___ SUPPLIED MATERIAL ___

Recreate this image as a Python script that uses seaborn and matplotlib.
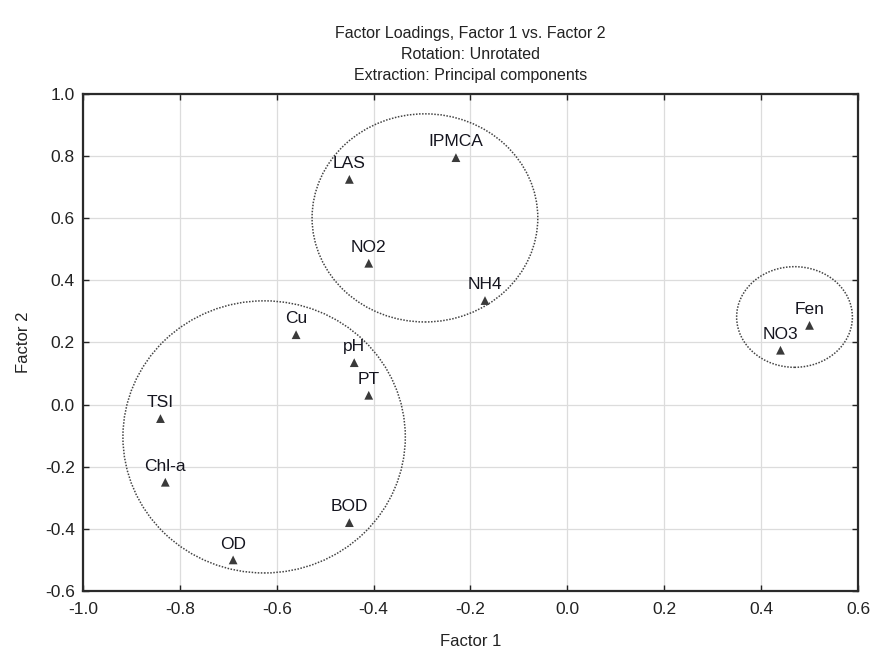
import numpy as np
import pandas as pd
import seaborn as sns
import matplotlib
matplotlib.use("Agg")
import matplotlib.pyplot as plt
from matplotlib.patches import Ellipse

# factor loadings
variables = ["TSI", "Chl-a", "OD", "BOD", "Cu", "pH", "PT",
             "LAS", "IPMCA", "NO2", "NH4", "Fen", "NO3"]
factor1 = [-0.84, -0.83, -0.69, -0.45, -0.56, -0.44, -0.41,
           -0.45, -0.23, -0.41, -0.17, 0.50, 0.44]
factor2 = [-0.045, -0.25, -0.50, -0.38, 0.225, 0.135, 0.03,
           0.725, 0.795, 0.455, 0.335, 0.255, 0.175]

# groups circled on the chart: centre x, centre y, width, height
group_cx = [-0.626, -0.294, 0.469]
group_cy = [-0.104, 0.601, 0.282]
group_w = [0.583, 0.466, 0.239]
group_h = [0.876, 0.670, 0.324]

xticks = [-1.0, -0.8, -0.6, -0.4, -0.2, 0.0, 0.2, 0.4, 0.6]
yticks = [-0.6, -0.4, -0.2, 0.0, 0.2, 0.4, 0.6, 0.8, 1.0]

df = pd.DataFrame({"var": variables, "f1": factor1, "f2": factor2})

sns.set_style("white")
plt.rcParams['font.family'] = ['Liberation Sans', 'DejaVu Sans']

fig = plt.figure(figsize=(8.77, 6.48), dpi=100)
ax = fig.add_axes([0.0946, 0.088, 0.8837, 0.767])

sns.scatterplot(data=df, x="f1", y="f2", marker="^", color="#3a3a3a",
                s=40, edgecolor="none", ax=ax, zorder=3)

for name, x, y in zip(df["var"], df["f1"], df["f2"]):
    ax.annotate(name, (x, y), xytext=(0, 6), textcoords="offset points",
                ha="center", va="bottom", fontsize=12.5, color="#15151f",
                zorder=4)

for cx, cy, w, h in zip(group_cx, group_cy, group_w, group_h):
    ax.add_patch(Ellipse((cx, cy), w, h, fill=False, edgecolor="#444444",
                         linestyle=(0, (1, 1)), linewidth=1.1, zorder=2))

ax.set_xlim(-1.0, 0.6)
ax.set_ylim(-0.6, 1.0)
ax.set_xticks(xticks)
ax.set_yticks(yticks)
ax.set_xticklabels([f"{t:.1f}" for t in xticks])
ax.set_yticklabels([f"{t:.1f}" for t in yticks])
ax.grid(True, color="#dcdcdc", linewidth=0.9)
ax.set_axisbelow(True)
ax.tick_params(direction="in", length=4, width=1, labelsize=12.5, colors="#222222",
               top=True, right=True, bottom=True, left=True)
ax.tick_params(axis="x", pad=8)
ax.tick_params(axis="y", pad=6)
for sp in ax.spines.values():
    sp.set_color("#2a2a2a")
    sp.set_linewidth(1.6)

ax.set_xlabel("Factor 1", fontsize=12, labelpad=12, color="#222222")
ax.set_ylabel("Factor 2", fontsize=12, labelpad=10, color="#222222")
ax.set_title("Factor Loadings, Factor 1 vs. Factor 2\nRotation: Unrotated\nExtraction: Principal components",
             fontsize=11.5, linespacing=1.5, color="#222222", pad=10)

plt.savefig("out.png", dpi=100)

___
___ SUPPLIED MATERIAL ___

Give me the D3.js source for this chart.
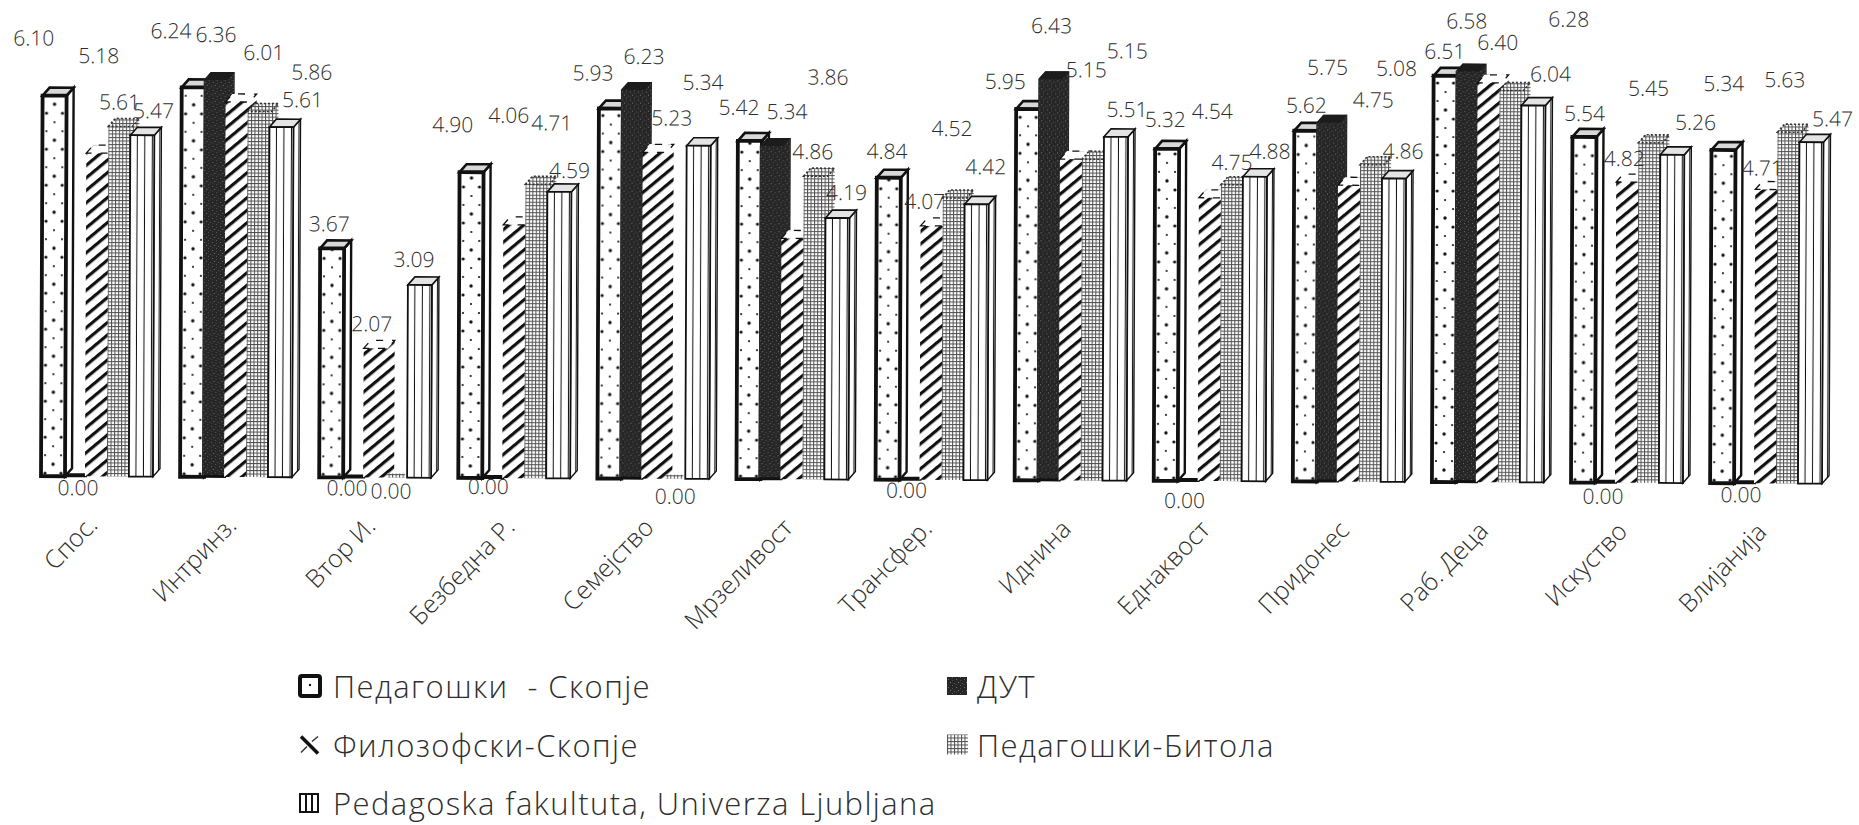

___
___ SUPPLIED MATERIAL ___

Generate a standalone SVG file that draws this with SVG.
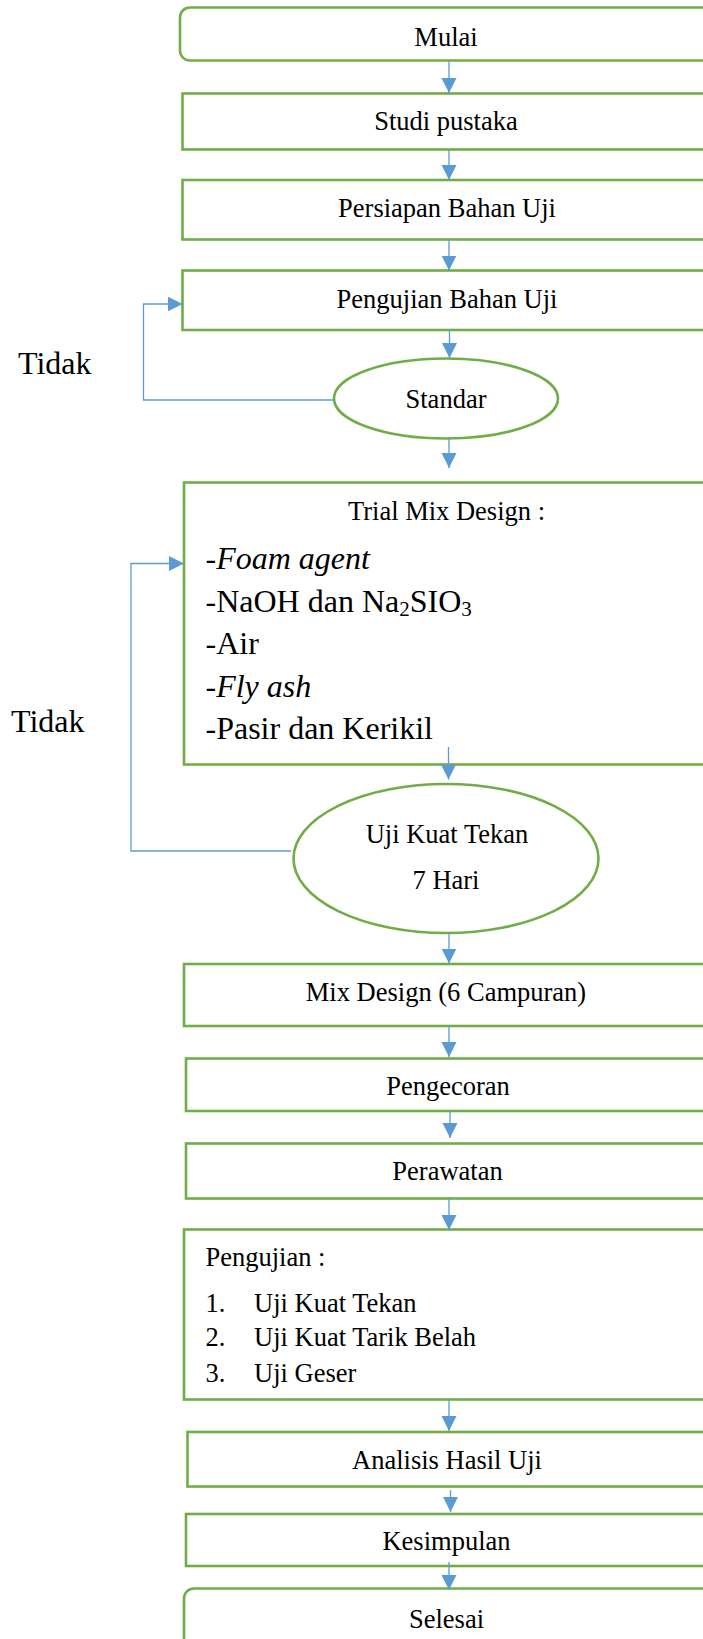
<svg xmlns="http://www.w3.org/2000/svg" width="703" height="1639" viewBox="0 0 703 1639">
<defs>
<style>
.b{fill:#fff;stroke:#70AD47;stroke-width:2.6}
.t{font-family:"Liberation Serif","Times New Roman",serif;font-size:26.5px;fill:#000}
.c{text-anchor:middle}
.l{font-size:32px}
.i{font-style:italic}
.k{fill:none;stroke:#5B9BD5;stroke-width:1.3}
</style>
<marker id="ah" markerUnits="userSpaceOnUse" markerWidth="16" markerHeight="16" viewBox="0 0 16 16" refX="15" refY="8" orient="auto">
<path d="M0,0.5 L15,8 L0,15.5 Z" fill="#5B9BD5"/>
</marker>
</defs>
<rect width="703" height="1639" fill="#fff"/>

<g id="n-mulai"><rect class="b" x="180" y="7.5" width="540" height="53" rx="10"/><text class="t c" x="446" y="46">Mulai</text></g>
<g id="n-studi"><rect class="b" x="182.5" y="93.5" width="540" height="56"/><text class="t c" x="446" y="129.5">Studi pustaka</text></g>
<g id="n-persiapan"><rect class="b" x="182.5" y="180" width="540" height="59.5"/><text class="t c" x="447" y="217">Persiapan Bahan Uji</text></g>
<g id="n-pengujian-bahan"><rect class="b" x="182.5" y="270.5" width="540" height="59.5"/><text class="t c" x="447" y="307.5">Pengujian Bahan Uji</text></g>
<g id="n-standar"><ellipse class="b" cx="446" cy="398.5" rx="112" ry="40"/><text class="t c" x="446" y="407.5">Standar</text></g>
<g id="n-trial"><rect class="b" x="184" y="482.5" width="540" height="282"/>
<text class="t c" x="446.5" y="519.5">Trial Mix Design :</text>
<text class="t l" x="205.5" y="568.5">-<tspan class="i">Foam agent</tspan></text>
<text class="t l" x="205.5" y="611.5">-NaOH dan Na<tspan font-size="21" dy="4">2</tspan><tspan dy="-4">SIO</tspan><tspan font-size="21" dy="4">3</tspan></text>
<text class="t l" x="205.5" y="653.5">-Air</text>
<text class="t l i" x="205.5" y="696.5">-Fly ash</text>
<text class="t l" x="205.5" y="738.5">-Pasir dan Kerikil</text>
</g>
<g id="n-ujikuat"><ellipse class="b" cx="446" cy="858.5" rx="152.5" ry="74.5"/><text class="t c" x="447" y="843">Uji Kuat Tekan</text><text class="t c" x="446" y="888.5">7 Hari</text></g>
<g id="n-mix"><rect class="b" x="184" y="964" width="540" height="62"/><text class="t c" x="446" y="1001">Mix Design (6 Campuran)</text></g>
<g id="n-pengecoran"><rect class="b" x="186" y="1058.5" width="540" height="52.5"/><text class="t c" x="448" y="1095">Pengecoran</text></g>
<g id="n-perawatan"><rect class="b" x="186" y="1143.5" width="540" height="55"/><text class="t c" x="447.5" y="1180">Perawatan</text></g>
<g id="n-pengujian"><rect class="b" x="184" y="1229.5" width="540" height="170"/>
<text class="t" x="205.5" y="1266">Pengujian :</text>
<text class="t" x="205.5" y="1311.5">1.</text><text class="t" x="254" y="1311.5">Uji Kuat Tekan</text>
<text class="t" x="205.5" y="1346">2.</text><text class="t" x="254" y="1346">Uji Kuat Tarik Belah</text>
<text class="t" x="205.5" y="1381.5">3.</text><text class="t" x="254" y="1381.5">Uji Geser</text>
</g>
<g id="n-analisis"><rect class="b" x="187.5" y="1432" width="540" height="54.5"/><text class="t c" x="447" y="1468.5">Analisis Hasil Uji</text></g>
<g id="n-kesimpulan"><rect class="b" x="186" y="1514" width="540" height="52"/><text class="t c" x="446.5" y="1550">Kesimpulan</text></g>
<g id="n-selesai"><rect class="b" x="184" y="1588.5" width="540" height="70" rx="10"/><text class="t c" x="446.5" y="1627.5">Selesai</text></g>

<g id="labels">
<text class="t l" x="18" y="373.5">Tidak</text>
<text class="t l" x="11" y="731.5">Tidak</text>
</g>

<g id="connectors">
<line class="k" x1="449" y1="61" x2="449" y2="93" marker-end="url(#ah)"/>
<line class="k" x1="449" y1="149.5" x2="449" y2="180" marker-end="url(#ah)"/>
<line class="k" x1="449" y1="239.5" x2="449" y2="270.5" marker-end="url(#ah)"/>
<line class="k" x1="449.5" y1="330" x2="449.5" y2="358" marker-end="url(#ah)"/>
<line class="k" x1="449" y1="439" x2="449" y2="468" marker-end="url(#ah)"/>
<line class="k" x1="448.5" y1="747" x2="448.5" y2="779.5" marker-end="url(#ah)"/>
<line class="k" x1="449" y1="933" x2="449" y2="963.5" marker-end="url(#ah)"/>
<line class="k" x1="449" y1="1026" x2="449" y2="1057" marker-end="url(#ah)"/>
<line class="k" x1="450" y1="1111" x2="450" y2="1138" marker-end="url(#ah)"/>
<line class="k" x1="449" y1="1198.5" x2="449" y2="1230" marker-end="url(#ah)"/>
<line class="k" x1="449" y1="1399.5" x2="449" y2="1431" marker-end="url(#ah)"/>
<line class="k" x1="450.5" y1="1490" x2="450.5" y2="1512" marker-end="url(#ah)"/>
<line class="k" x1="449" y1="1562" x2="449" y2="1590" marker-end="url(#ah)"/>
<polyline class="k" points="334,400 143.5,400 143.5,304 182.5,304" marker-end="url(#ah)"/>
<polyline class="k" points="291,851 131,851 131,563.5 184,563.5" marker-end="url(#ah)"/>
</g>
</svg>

___

*STATED GOAL*
Say the number of lines in the records above that include the string "chart", and no more.

*OUTPUT OF THE TASK*
2